Multicast is an IP transmission method defined by the Internet Engineering Task Force (IEFT) and designed to send datagrams to a specific group of receptors. When a group of hosts is interested in receiving the same stream (for example, a video), it can be sent in an only datagrams transmission flow, which will be replicated in the closest routers to the destination to create a distribution tree.
The use of multicast methods has many benefits when it is compared with unicast applications. A unicast transmission must send duplicated data streams to communicate with multiple hosts (in the shared links by two or more hosts). This behavior implies an unnecessary overuse of resources in traffic source and in the network. The multicast applications are much more efficient for the network since they do not waste the bandwidth and it is easier for the source to process and generate an only data stream. On the other hand, multicast allows communication between traffic sources with receptors, of which the source has no information. The network uses different multicast protocols to route the packets to the hosts, without the source knowing these devices.
In general, the use of multicast schemes presents a benefit in forwarding and resources level, and an added complexity in the control level (multicast protocols, adjacency state, quality of service, etc.). For these reasons, it is important to analyze why the scheme will be used and which the best way to apply it is.

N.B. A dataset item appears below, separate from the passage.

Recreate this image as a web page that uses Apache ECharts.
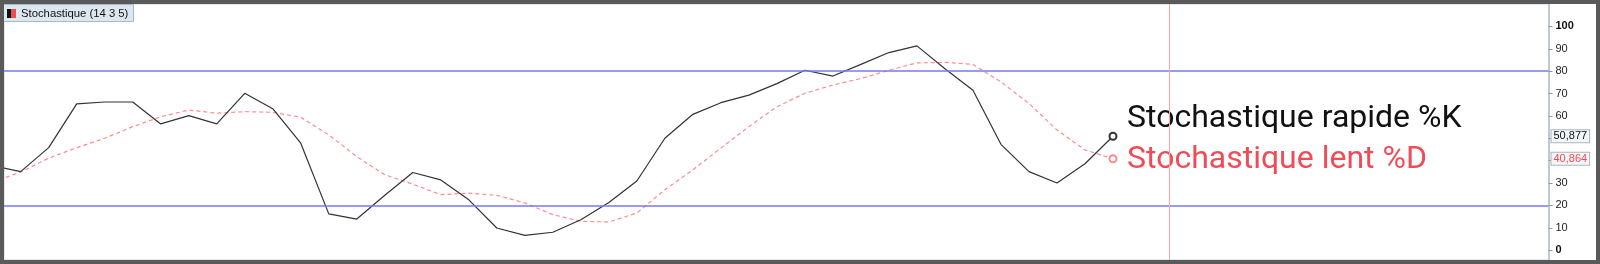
<!DOCTYPE html>
<html><head><meta charset="utf-8">
<script src="https://cdn.jsdelivr.net/npm/echarts@6/dist/echarts.min.js"></script>
<style>html,body{margin:0;padding:0;background:#fff;overflow:hidden}#c{width:1600px;height:264px}</style>
</head><body><div id="c"></div>
<script>
const indexes = [0,1,2,3,4,5,6,7,8,9,10,11,12,13,14,15,16,17,18,19,20,21,22,23,24,25,26,27,28,29,30,31,32,33,34,35,36,37,38,39,40];
const kValues = [37.7,35.1,45.8,65.4,66.2,66.2,56.4,60.1,56.4,70.1,63.2,47.8,16.2,13.9,24.5,34.7,31.4,22.5,9.9,6.6,8.0,13.6,21.3,30.9,50.0,60.7,65.9,69.3,74.4,80.4,77.8,83.0,88.3,91.3,81.1,71.5,47.3,35.1,30.0,38.6,50.877];
const dValues = [30.4,34.9,41.1,45.8,50.0,55.2,59.6,62.6,61.2,61.9,61.6,59.4,51.5,41.8,33.7,29.5,24.8,25.5,24.5,21.1,15.9,12.9,12.6,16.6,27.0,35.9,45.6,55.2,64.1,70.1,73.8,76.7,80.4,83.7,83.9,83.0,75.2,65.6,53.7,44.8,40.864];
const yTickLabels = [0,10,20,30,40,50,60,70,80,90,100];
const overboughtLevel = 80;
const oversoldLevel = 20;
const cursorIndex = 42;
const kName = 'Stochastique rapide %K';
const dName = 'Stochastique lent %D';
const panelTitle = 'Stochastique (14 3 5)';

const X_MIN = 0.404, X_MAX = 55.55;
const last = kValues.length - 1;
function build(vals) {
  return vals.map((v, i) => i === last
    ? { value: [indexes[i], v], symbol: 'emptyCircle', symbolSize: 7 }
    : { value: [indexes[i], v] });
}
const fmt = v => v.toFixed(3).replace('.', ',');
function valueBox(v, color) {
  return {
    silent: true,
    symbol: 'rect', symbolSize: 0,
    data: [{ coord: [X_MAX, v], value: v }],
    label: {
      show: true, position: 'right', distance: 3,
      formatter: p => fmt(p.value),
      fontSize: 11, fontFamily: 'Liberation Sans', color: color,
      backgroundColor: '#f3f6f8', borderColor: '#a9b6bf', borderWidth: 1,
      padding: [1, 2, 0, 2]
    }
  };
}

const chart = echarts.init(document.getElementById('c'), null, { renderer: 'canvas' });
chart.setOption({
  animation: false,
  backgroundColor: '#fff',
  title: {
    text: '{ka|}{kb|}{gap|}{t|' + panelTitle + '}',
    left: 3, top: 4, padding: [4, 5, 3, 4],
    backgroundColor: '#dde7ef', borderColor: '#a9b8c4', borderWidth: 1,
    textStyle: {
      fontWeight: 'normal', fontSize: 11,
      rich: {
        ka: { width: 4.5, height: 9, backgroundColor: '#111' },
        kb: { width: 4.5, height: 9, backgroundColor: '#f04a55' },
        gap: { width: 5, height: 9 },
        t: { fontSize: 11.3, fontWeight: 'normal', color: '#111', fontFamily: 'Liberation Sans' }
      }
    }
  },
  grid: { left: 4, right: 51.5, top: 4, bottom: 4, show: true, borderColor: '#c5d1d9', borderWidth: 1, backgroundColor: '#fff' },
  xAxis: { type: 'value', min: X_MIN, max: X_MAX, show: false },
  yAxis: {
    type: 'value', position: 'right', min: -4.4, max: 110,
    splitLine: { show: false },
    axisLine: { show: true, lineStyle: { color: '#bccad3', width: 2 } },
    axisTick: { show: true, length: 4, customValues: yTickLabels, lineStyle: { color: '#999' } },
    axisLabel: {
      customValues: yTickLabels, margin: 7, fontSize: 11, color: '#222', fontFamily: 'Liberation Sans',
      formatter: v => (v === 0 || v === 100) ? '{b|' + v + '}' : String(v),
      rich: { b: { fontWeight: 'bold', fontSize: 11, color: '#111', fontFamily: 'Liberation Sans' } }
    }
  },
  graphic: [{
    type: 'rect', z: 100, silent: true,
    shape: { x: 2, y: 2, width: 1596, height: 260 },
    style: { fill: 'none', stroke: '#5a5a5a', lineWidth: 4 }
  }],
  series: [
    {
      type: 'line', name: kName, data: build(kValues), symbol: 'none', showSymbol: true, clip: true, z: 4,
      lineStyle: { color: '#333', width: 1.2 },
      itemStyle: { color: '#333', borderWidth: 1 },
      endLabel: { show: true, formatter: kName, distance: 14, offset: [0, -17], fontSize: 32, fontFamily: 'Roboto', color: '#111' },
      markLine: {
        silent: true, symbol: 'none', label: { show: false },
        data: [
          { yAxis: overboughtLevel, lineStyle: { color: '#7878f0', width: 1.5, type: 'solid' } },
          { yAxis: oversoldLevel, lineStyle: { color: '#7878f0', width: 1.5, type: 'solid' } },
          { xAxis: cursorIndex, lineStyle: { color: '#ffa3a3', width: 1, type: 'solid' } }
        ]
      },
      markPoint: valueBox(kValues[last], '#111')
    },
    {
      type: 'line', name: dName, data: build(dValues), symbol: 'none', showSymbol: true, clip: true, z: 3,
      lineStyle: { color: '#ff8c8c', width: 1.2, type: [4, 3] },
      itemStyle: { color: '#ff8c8c', borderWidth: 1 },
      endLabel: { show: true, formatter: dName, distance: 14, offset: [0, 1.5], fontSize: 32, fontFamily: 'Roboto', color: '#ef4c58' },
      markPoint: valueBox(dValues[last], '#f04a55')
    }
  ]
});
</script>
</body></html>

The main protocols used in Multicast environments are:
- Internet Group Management Protocol (IGMP) and Multicast Listener Discovery IPv6 (MLD); whose application range is between hosts and routers.
- Protocol Independent Multicast (PIM), Distance Vector Multicast Routing Protocol (DVMRP), Multicast OSPF (MOSPF) and MultiProtocol BGP (MP-BGP); which are used in routers as multicast routing protocols to transport routing information between the source and the receptors.
- Multicast Source Discovery Protocol (MSDP); This protocol is used for the connection of Multicast domains.
- Multicast DNS (MDNS); service of names resolution defined in the RFC 6762, used, in general, in small networks to make up for the lack of DNS servers.